Came back about 90 minutes later having gone nowhere. Well, having gone in nowhere. The first thing I was confronted with was a large amount of roadworks directly in front of Tokyo station, making it impossible to go in the direction I wanted. No map in my pocket I took a few detours but made sure to remember at least how to retrace my steps, and eventually I got near where I thought the bar was. Couldn't find it though. Oh well. I did find the Tokyo International Forum, a somewhat impressive set of buildings containing bars and shops and stuff, but none that I had the balls to go in. The vending machine theory was being put to the test though -- there really were bloody loads of 'em all over the place, but I was yet to find one selling anything but drinks (and only non-alcoholic ones at that). In fact it was a struggle to find diet coke, out of probably 30 machines I walked past that night only 1 sold it. Pfft.

I ended up walking a long ol' way, getting my bearings pretty well and doing a fairly thorough investigation of Tokyo station itself, albeit not thorough enough to work out how to buy a travelcard.

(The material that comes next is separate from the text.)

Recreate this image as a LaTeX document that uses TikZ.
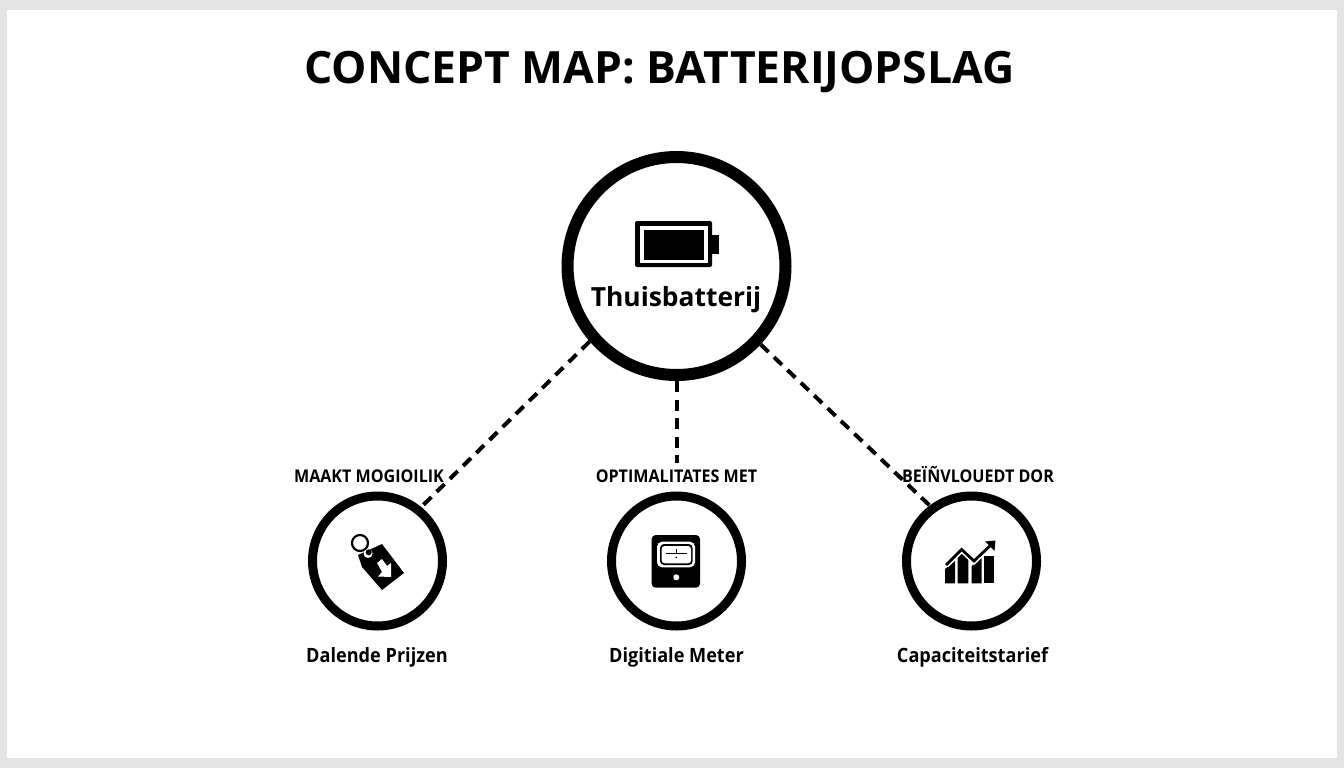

It had transpired earlier that the best thing to buy for a visitor is the Japan Railpass, and conveniently enough these things can only be bought outside of Japan. I'd learnt this from my guidebook which I was reading on the flight. Sigh. So I wanted something similar and couldn't for the life of me convince a machine to sell me one, even though they all had an English operation mode. Oh well, that could wait until tomorrow, I'd get the concierge to help me out.

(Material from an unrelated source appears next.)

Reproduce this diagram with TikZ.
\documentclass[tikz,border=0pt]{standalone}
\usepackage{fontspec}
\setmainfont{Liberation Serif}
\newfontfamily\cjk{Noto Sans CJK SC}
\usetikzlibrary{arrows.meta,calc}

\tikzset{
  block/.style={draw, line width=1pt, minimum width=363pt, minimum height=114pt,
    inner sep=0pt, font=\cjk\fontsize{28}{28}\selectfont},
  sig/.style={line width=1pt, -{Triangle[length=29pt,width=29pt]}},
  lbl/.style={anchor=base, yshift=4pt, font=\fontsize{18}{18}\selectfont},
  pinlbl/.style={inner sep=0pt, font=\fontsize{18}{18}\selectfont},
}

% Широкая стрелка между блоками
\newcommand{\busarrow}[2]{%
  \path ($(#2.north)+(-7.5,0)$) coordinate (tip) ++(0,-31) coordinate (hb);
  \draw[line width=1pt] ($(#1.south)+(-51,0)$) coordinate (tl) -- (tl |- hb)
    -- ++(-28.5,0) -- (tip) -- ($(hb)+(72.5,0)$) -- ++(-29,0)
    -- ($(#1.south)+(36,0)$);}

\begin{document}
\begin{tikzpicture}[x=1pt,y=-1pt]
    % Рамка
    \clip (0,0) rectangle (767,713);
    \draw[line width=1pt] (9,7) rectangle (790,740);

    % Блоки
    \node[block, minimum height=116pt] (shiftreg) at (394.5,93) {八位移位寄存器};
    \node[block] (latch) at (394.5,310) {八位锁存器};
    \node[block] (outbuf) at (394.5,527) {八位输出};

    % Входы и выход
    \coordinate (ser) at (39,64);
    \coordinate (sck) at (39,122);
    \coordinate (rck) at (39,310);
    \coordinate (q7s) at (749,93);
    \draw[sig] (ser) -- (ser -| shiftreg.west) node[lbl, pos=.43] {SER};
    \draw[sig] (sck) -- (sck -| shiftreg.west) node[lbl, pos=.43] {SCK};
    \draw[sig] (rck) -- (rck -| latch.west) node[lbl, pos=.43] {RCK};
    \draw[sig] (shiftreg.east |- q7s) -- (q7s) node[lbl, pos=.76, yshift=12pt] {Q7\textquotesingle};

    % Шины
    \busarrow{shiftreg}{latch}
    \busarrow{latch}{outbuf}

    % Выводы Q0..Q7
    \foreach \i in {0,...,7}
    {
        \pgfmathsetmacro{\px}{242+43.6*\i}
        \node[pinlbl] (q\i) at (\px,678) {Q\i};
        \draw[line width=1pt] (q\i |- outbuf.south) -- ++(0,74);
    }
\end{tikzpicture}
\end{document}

Back at the hotel, watered but not fed, I sat around online for a bit more and then realised it was soon time for the AFC Wimbledon game to kick off and I was going to listen to it online, before watching the England vs Macedonia game. I nipped back out to Tokyo station -- full of shops and food places -- to get some solids at about 2145 and found everything to be shut. On a Saturday night, FFHS! No good at all, but I wasn't going to buy anything from room service because it was terrifyingly expensive. Something like 15 quid for a burger.

Oh well. Solids I could live without so long as I had a beer... which I didn't. The hotel room did have a mini-bar, but it only sold whisky. 5 types, all 5 quid each for a miniature, and that was it. No pringles or other crisps, no chocolate bars, no schoolgirl pants, no soft drinks, no lagers. Just whisky. Well, I didn't want a whisky, I wanted a beer, so I looked again at the room service menu. 5 quid a pint? No ta. So I went without. Oh how hard done by am I on this holiday! I can hear the violins already.

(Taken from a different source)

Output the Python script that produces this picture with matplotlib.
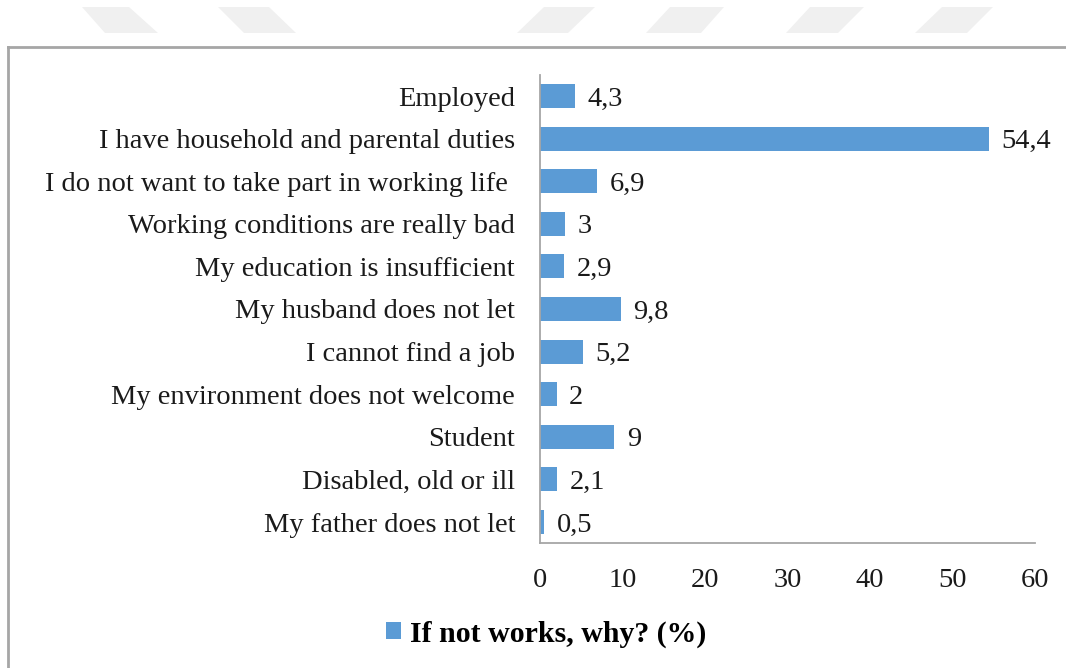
import matplotlib.pyplot as plt
from matplotlib.patches import Polygon
from matplotlib.lines import Line2D

categorias = [
    'Employed',
    'I have household and parental duties',
    'I do not want to take part in working life ',
    'Working conditions are really bad',
    'My education is insufficient',
    'My husband does not let',
    'I cannot find a job',
    'My environment does not welcome',
    'Student',
    'Disabled, old or ill',
    'My father does not let',
]
valores = [4.3, 54.4, 6.9, 3, 2.9, 9.8, 5.2, 2, 9, 2.1, 0.5]
etiquetas = ['4,3', '54,4', '6,9', '3', '2,9', '9,8', '5,2', '2', '9', '2,1', '0,5']
serie = 'If not works, why? (%)'
xticks = [0, 10, 20, 30, 40, 50, 60]

plt.rcParams['font.family'] = ['Liberation Serif', 'DejaVu Serif']

W, H = 1066, 668
fig = plt.figure(figsize=(W / 100, H / 100), dpi=100)

# Marca de agua gris de la pagina (arriba)
formas = [
    [(82, 7), (129, 7), (158, 33), (105, 33)],
    [(218, 7), (269, 7), (296, 33), (244, 33)],
    [(544, 7), (595, 7), (568, 33), (517, 33)],
    [(670, 7), (724, 7), (701, 33), (646, 33)],
    [(810, 7), (864, 7), (838, 33), (786, 33)],
    [(942, 7), (993, 7), (967, 33), (915, 33)],
]
for f in formas:
    pts = [(x / W, 1 - y / H) for x, y in f]
    fig.patches.append(Polygon(pts, closed=True, transform=fig.transFigure,
                               facecolor='#F0F0F0', edgecolor='none'))

# Borde del grafico
fig.lines.append(Line2D([8 / W, 1], [1 - 47 / H, 1 - 47 / H], transform=fig.transFigure,
                        color='#A6A6A6', lw=2))
fig.lines.append(Line2D([8 / W, 8 / W], [0, 1 - 47 / H], transform=fig.transFigure,
                        color='#A6A6A6', lw=2))

ax = fig.add_axes([540 / W, 1 - 543.3 / H, (1035 - 540) / W, (543.3 - 74.7) / H])

y = list(range(len(categorias)))
barras = ax.barh(y, valores, height=0.56, color='#5B9BD5', label=serie)
ax.set_ylim(len(categorias) - 0.5, -0.5)
ax.set_xlim(0, 60)
ax.set_yticks(y)
ax.set_yticklabels(categorias)
ax.set_xticks(xticks)
ax.tick_params(axis='y', length=0, pad=18, labelsize=20.5, labelcolor='#1a1a1a')
ax.tick_params(axis='x', length=0, pad=18, labelsize=20.5, labelcolor='#1a1a1a')

for s in ['top', 'right']:
    ax.spines[s].set_visible(False)
for s in ['left', 'bottom']:
    ax.spines[s].set_color('#A6A6A6')
    ax.spines[s].set_linewidth(1.3)

for b, t in zip(barras, etiquetas):
    ax.annotate(t, (b.get_width(), b.get_y() + b.get_height() / 2),
                xytext=(9, 0), textcoords='offset points',
                va='center_baseline', ha='left', fontsize=20.5, color='#1a1a1a')

leg = ax.legend(loc='center', bbox_to_anchor=(546 / W, 1 - 634 / H),
                bbox_transform=fig.transFigure, frameon=False,
                handlelength=0.5, handleheight=0.5, handletextpad=0.3,
                prop={'weight': 'bold', 'size': 21.5})

fig.savefig('out.png', dpi=100)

AFC Wimbledon vs Hampton and Richmond should have been a shoe-in. We were unbeaten going in, they'd just been trounced 4 or 5 nil in their last 2 games. We lost. Oh well. The real event of the evening, even if it did start at 1am Tokyo time, was England's qualifier against Macedonia. Turned the TV on and no channel had it on. Oh. Well, at least the BBC were streaming the commentary online... except not to people in Tokyo, even those who had spent ages dicking around jumping through various proxy-shaped hoops to try and convince their fucking servers that I was really in the UK. Sigh. I could have entered my TV Licence number as proof being a UK citizen if they'd wanted, but oh well. I searched in vain for other radio channels with commentary and found none, in the end settling for some god-awful show on TalkSport? Something like that. Hosted by Terry Christian, a prime candidate for "people whose middle name is obviously the word 'fucking'" if ever there was one. Left that streaming and laid on the bed, then fell asleep within about 5 minutes. Woke up the next morning and saw that it had been a 0-0 draw and I'd missed precisely fuck all. Scant consolation I guess: I was generally feeling that my first few hours in Tokyo had been a bust. No transport, hadn't found any bars or pubs I was confident enough to go in, but the hotel was too expensive for food and drink. At least I could get a soft drink whenever I wanted, even if it wasn't diet coke.